Mouse never went anywhere without her paints, so she could record everything new that she encountered adding to her ever mounting reference collection. Her meticulous eye for detail and precise brushstrokes led her to develop a vivid natural style. Her pictures made her wildlife subjects come alive on the page.
Summers were spent beachcombing along the wild coastline of Loch Hourn, on the west coast of Scotland, accompanied by a menagerie of hawks, the family peacock, Mckillop, and a German pointer, all of whom travelled to Scotland crammed together into their small Ford Fiesta!

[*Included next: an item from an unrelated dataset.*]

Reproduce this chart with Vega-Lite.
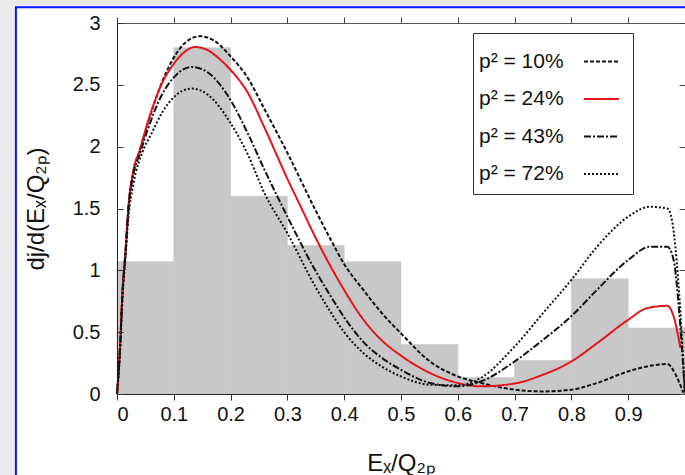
{
  "$schema": "https://vega.github.io/schema/vega-lite/v6.json",
  "width": 568,
  "height": 371,
  "autosize": {"type": "none"},
  "padding": {"left": 117, "top": 23, "right": 0, "bottom": 81},
  "background": "#ebebeb",
  "config": {
    "view": {"stroke": null},
    "font": "Liberation Sans",
    "axis": {"grid": false, "labelFont": "Liberation Sans", "titleFont": "Liberation Sans"}
  },
  "datasets": {
    "hist": [
      {"x0": 0.0, "x1": 0.1, "h": 1.07},
      {"x0": 0.1, "x1": 0.2, "h": 2.8},
      {"x0": 0.2, "x1": 0.3, "h": 1.6},
      {"x0": 0.3, "x1": 0.4, "h": 1.2},
      {"x0": 0.4, "x1": 0.5, "h": 1.07},
      {"x0": 0.5, "x1": 0.6, "h": 0.4},
      {"x0": 0.6, "x1": 0.7, "h": 0.134},
      {"x0": 0.7, "x1": 0.8, "h": 0.271},
      {"x0": 0.8, "x1": 0.9, "h": 0.931},
      {"x0": 0.9, "x1": 1.0, "h": 0.533}
    ],
    "curves": [
      {"s": "p² = 10%", "x": 0, "y": 0},
      {"s": "p² = 10%", "x": 0.005, "y": 0.35},
      {"s": "p² = 10%", "x": 0.01, "y": 0.85},
      {"s": "p² = 10%", "x": 0.015, "y": 1.15},
      {"s": "p² = 10%", "x": 0.02, "y": 1.5},
      {"s": "p² = 10%", "x": 0.029, "y": 1.8},
      {"s": "p² = 10%", "x": 0.04, "y": 1.97},
      {"s": "p² = 10%", "x": 0.055, "y": 2.2},
      {"s": "p² = 10%", "x": 0.079, "y": 2.52},
      {"s": "p² = 10%", "x": 0.1, "y": 2.72},
      {"s": "p² = 10%", "x": 0.12, "y": 2.84},
      {"s": "p² = 10%", "x": 0.146, "y": 2.893},
      {"s": "p² = 10%", "x": 0.17, "y": 2.86},
      {"s": "p² = 10%", "x": 0.2, "y": 2.73},
      {"s": "p² = 10%", "x": 0.231, "y": 2.55},
      {"s": "p² = 10%", "x": 0.26, "y": 2.3},
      {"s": "p² = 10%", "x": 0.3, "y": 1.95},
      {"s": "p² = 10%", "x": 0.349, "y": 1.49},
      {"s": "p² = 10%", "x": 0.375, "y": 1.26},
      {"s": "p² = 10%", "x": 0.4, "y": 1.05},
      {"s": "p² = 10%", "x": 0.434, "y": 0.84},
      {"s": "p² = 10%", "x": 0.467, "y": 0.65},
      {"s": "p² = 10%", "x": 0.5, "y": 0.49},
      {"s": "p² = 10%", "x": 0.551, "y": 0.263},
      {"s": "p² = 10%", "x": 0.6, "y": 0.142},
      {"s": "p² = 10%", "x": 0.64, "y": 0.09},
      {"s": "p² = 10%", "x": 0.7, "y": 0.035},
      {"s": "p² = 10%", "x": 0.75, "y": 0.021},
      {"s": "p² = 10%", "x": 0.8, "y": 0.035},
      {"s": "p² = 10%", "x": 0.845, "y": 0.089},
      {"s": "p² = 10%", "x": 0.9, "y": 0.183},
      {"s": "p² = 10%", "x": 0.938, "y": 0.228},
      {"s": "p² = 10%", "x": 0.969, "y": 0.242},
      {"s": "p² = 10%", "x": 0.982, "y": 0.17},
      {"s": "p² = 10%", "x": 0.997, "y": 0.01},
      {"s": "p² = 24%", "x": 0, "y": 0},
      {"s": "p² = 24%", "x": 0.005, "y": 0.35},
      {"s": "p² = 24%", "x": 0.01, "y": 0.85},
      {"s": "p² = 24%", "x": 0.015, "y": 1.15},
      {"s": "p² = 24%", "x": 0.02, "y": 1.5},
      {"s": "p² = 24%", "x": 0.029, "y": 1.81},
      {"s": "p² = 24%", "x": 0.04, "y": 1.97},
      {"s": "p² = 24%", "x": 0.055, "y": 2.21},
      {"s": "p² = 24%", "x": 0.079, "y": 2.51},
      {"s": "p² = 24%", "x": 0.1, "y": 2.67},
      {"s": "p² = 24%", "x": 0.12, "y": 2.77},
      {"s": "p² = 24%", "x": 0.137, "y": 2.806},
      {"s": "p² = 24%", "x": 0.16, "y": 2.78},
      {"s": "p² = 24%", "x": 0.1725, "y": 2.74},
      {"s": "p² = 24%", "x": 0.2, "y": 2.62},
      {"s": "p² = 24%", "x": 0.231, "y": 2.43},
      {"s": "p² = 24%", "x": 0.26, "y": 2.15},
      {"s": "p² = 24%", "x": 0.3, "y": 1.74},
      {"s": "p² = 24%", "x": 0.325, "y": 1.5},
      {"s": "p² = 24%", "x": 0.349, "y": 1.27},
      {"s": "p² = 24%", "x": 0.375, "y": 1.04},
      {"s": "p² = 24%", "x": 0.4, "y": 0.84},
      {"s": "p² = 24%", "x": 0.434, "y": 0.6},
      {"s": "p² = 24%", "x": 0.467, "y": 0.43},
      {"s": "p² = 24%", "x": 0.5, "y": 0.31},
      {"s": "p² = 24%", "x": 0.551, "y": 0.17},
      {"s": "p² = 24%", "x": 0.6, "y": 0.089},
      {"s": "p² = 24%", "x": 0.64, "y": 0.062},
      {"s": "p² = 24%", "x": 0.7, "y": 0.085},
      {"s": "p² = 24%", "x": 0.75, "y": 0.156},
      {"s": "p² = 24%", "x": 0.8, "y": 0.263},
      {"s": "p² = 24%", "x": 0.845, "y": 0.41},
      {"s": "p² = 24%", "x": 0.9, "y": 0.6},
      {"s": "p² = 24%", "x": 0.933, "y": 0.694},
      {"s": "p² = 24%", "x": 0.969, "y": 0.713},
      {"s": "p² = 24%", "x": 0.98, "y": 0.627},
      {"s": "p² = 24%", "x": 0.992, "y": 0.371},
      {"s": "p² = 43%", "x": 0, "y": 0},
      {"s": "p² = 43%", "x": 0.005, "y": 0.35},
      {"s": "p² = 43%", "x": 0.01, "y": 0.85},
      {"s": "p² = 43%", "x": 0.015, "y": 1.15},
      {"s": "p² = 43%", "x": 0.02, "y": 1.5},
      {"s": "p² = 43%", "x": 0.029, "y": 1.78},
      {"s": "p² = 43%", "x": 0.04, "y": 1.94},
      {"s": "p² = 43%", "x": 0.055, "y": 2.15},
      {"s": "p² = 43%", "x": 0.079, "y": 2.42},
      {"s": "p² = 43%", "x": 0.1, "y": 2.56},
      {"s": "p² = 43%", "x": 0.1315, "y": 2.645},
      {"s": "p² = 43%", "x": 0.16, "y": 2.6},
      {"s": "p² = 43%", "x": 0.2, "y": 2.376},
      {"s": "p² = 43%", "x": 0.231, "y": 2.1},
      {"s": "p² = 43%", "x": 0.26, "y": 1.81},
      {"s": "p² = 43%", "x": 0.3, "y": 1.434},
      {"s": "p² = 43%", "x": 0.349, "y": 1.0},
      {"s": "p² = 43%", "x": 0.375, "y": 0.8},
      {"s": "p² = 43%", "x": 0.4, "y": 0.62},
      {"s": "p² = 43%", "x": 0.434, "y": 0.42},
      {"s": "p² = 43%", "x": 0.467, "y": 0.29},
      {"s": "p² = 43%", "x": 0.5, "y": 0.196},
      {"s": "p² = 43%", "x": 0.551, "y": 0.089},
      {"s": "p² = 43%", "x": 0.6, "y": 0.062},
      {"s": "p² = 43%", "x": 0.64, "y": 0.1},
      {"s": "p² = 43%", "x": 0.7, "y": 0.263},
      {"s": "p² = 43%", "x": 0.75, "y": 0.438},
      {"s": "p² = 43%", "x": 0.8, "y": 0.63},
      {"s": "p² = 43%", "x": 0.845, "y": 0.842},
      {"s": "p² = 43%", "x": 0.9, "y": 1.084},
      {"s": "p² = 43%", "x": 0.938, "y": 1.19},
      {"s": "p² = 43%", "x": 0.969, "y": 1.19},
      {"s": "p² = 43%", "x": 0.98, "y": 1.084},
      {"s": "p² = 43%", "x": 0.99, "y": 0.65},
      {"s": "p² = 43%", "x": 1.0, "y": 0},
      {"s": "p² = 72%", "x": 0, "y": 0},
      {"s": "p² = 72%", "x": 0.005, "y": 0.3},
      {"s": "p² = 72%", "x": 0.01, "y": 0.8},
      {"s": "p² = 72%", "x": 0.015, "y": 1.1},
      {"s": "p² = 72%", "x": 0.02, "y": 1.42},
      {"s": "p² = 72%", "x": 0.029, "y": 1.7},
      {"s": "p² = 72%", "x": 0.046, "y": 1.97},
      {"s": "p² = 72%", "x": 0.06, "y": 2.1},
      {"s": "p² = 72%", "x": 0.08, "y": 2.28},
      {"s": "p² = 72%", "x": 0.1, "y": 2.4},
      {"s": "p² = 72%", "x": 0.1315, "y": 2.47},
      {"s": "p² = 72%", "x": 0.16, "y": 2.42},
      {"s": "p² = 72%", "x": 0.2, "y": 2.19},
      {"s": "p² = 72%", "x": 0.231, "y": 1.93},
      {"s": "p² = 72%", "x": 0.26, "y": 1.62},
      {"s": "p² = 72%", "x": 0.3, "y": 1.3},
      {"s": "p² = 72%", "x": 0.349, "y": 0.87},
      {"s": "p² = 72%", "x": 0.375, "y": 0.67},
      {"s": "p² = 72%", "x": 0.4, "y": 0.5},
      {"s": "p² = 72%", "x": 0.434, "y": 0.33},
      {"s": "p² = 72%", "x": 0.467, "y": 0.22},
      {"s": "p² = 72%", "x": 0.5, "y": 0.142},
      {"s": "p² = 72%", "x": 0.551, "y": 0.075},
      {"s": "p² = 72%", "x": 0.6, "y": 0.07},
      {"s": "p² = 72%", "x": 0.64, "y": 0.129},
      {"s": "p² = 72%", "x": 0.7, "y": 0.384},
      {"s": "p² = 72%", "x": 0.75, "y": 0.654},
      {"s": "p² = 72%", "x": 0.8, "y": 0.923},
      {"s": "p² = 72%", "x": 0.845, "y": 1.19},
      {"s": "p² = 72%", "x": 0.9, "y": 1.434},
      {"s": "p² = 72%", "x": 0.938, "y": 1.514},
      {"s": "p² = 72%", "x": 0.969, "y": 1.5},
      {"s": "p² = 72%", "x": 0.977, "y": 1.407},
      {"s": "p² = 72%", "x": 0.988, "y": 0.923},
      {"s": "p² = 72%", "x": 1.0, "y": 0}
    ]
  },
  "resolve": {"axis": {"x": "independent", "y": "independent"}},
  "layer": [
    {
      "data": {"values": [{}]},
      "mark": {"type": "rect", "fill": "white", "stroke": "#0a14ff", "strokeWidth": 2, "clip": false},
      "encoding": {
        "x": {"datum": -0.178, "type": "quantitative", "scale": {"domain": [0, 1], "nice": false}, "axis": null},
        "x2": {"datum": 1.3},
        "y": {"datum": 3.127, "type": "quantitative", "scale": {"domain": [0, 3], "nice": false}, "axis": null},
        "y2": {"datum": -1}
      }
    },
    {
      "data": {"name": "hist"},
      "mark": {"type": "rect", "fill": "#c8c8c8", "stroke": "#c8c8c8", "strokeWidth": 0.6},
      "encoding": {
        "x": {"field": "x0", "type": "quantitative",
          "axis": {"orient": "top", "zindex": 2, "labels": false, "title": null, "values": [0, 0.1, 0.2, 0.3, 0.4, 0.5, 0.6, 0.7, 0.8, 0.9], "tickSize": 6, "tickColor": "#444", "domainColor": "#555"}},
        "x2": {"field": "x1"},
        "y": {"field": "h", "type": "quantitative",
          "axis": {"orient": "right", "zindex": 2, "labels": false, "title": null, "values": [0, 0.5, 1, 1.5, 2, 2.5, 3], "tickSize": -6, "tickColor": "#444", "domain": false}},
        "y2": {"datum": 0}
      }
    },
    {
      "data": {"name": "curves"},
      "mark": {"type": "line", "strokeWidth": 2, "interpolate": "monotone"},
      "encoding": {
        "x": {"field": "x", "type": "quantitative",
          "axis": {"orient": "bottom", "zindex": 2, "values": [0, 0.1, 0.2, 0.3, 0.4, 0.5, 0.6, 0.7, 0.8, 0.9], "format": "~g", "labelFontSize": 20, "labelColor": "#111", "tickSize": 6, "tickColor": "#333", "domainColor": "#222", "labelPadding": 4, "title": "Eₓ/Q₂ₚ", "titleFontSize": 24, "titleFontWeight": "normal", "titleColor": "#111", "titlePadding": 27}},
        "y": {"field": "y", "type": "quantitative",
          "axis": {"orient": "left", "zindex": 2, "values": [0, 0.5, 1, 1.5, 2, 2.5, 3], "format": "~g", "labelFontSize": 20, "labelColor": "#111", "tickSize": -6, "tickColor": "#333", "domainColor": "#222", "labelPadding": 23, "title": "dj/d(Eₓ/Q₂ₚ)", "titleFontSize": 24, "titleFontWeight": "normal", "titleColor": "#111", "titlePadding": 24}},
        "color": {"field": "s", "type": "nominal",
          "scale": {"domain": ["p² = 10%", "p² = 24%", "p² = 43%", "p² = 72%"], "range": ["#111111", "#e8141c", "#111111", "#111111"]},
          "legend": {"orient": "none", "legendX": 356, "legendY": 10, "title": null, "symbolType": "stroke", "symbolSize": 1225, "symbolStrokeWidth": 2, "labelFontSize": 21, "labelFont": "Liberation Sans", "labelColor": "#111", "labelOffset": -141, "symbolOffset": 100, "rowPadding": 8.5, "padding": 10, "strokeColor": "#333", "fillColor": "white"}},
        "strokeDash": {"field": "s", "type": "nominal",
          "scale": {"domain": ["p² = 10%", "p² = 24%", "p² = 43%", "p² = 72%"], "range": [[4, 2], [1, 0], [7, 2, 2, 2], [2, 2]]},
          "legend": {"orient": "none", "legendX": 356, "legendY": 10, "title": null, "symbolType": "stroke", "symbolSize": 1225, "symbolStrokeWidth": 2, "labelFontSize": 21, "labelFont": "Liberation Sans", "labelColor": "#111", "labelOffset": -141, "symbolOffset": 100, "rowPadding": 8.5, "padding": 10, "strokeColor": "#333", "fillColor": "white"}}
      }
    }
  ]
}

Idyllic days were spent exploring the shore, puttering around in a clinker boat or clambering up to hill lochs to hunt and fish for crabs, lobsters, mackerel, trout, and starfish, seashells, kelp, wild flowers, butterflies and beetles, for Mouse to paint. Most of these trophies were either returned to the wild or cooked over a fire on the beach for supper, whilst listening to stories of dragons, fairies and ogres, and washed down with hot Ribena and whisky.
The family grew up in a loving atmosphere full of fun and laughter. The Macphersons enjoyed a very happy-go-lucky life. Meals were rarely on time but everyone was fed eventually. Mouse painted prolifically, Tim rose to become Managing Director of Associated British Maltsters and the girls went to school, rode ferociously and slowly grew up.
In May 1986 tragedy struck. Mouse, Tim and their youngest daughter, Iona, were killed by a terrorist bomb in Sri Lanka whilst they were on a holiday flight to the Maldive Islands. Mouse was just 45 when she died. She had so much more to give as an artist, wife, mother, daughter and friend.
Mouse typically painted on commission or sold her paintings through regular exhibitions. Most of the pictures on this website are from her encyclopaedic artist’s sketchbooks. These reference works were not always fully completed but capture the essential character, shapes and colours of her subjects. They remain a tribute to a remarkable and intuitive artist.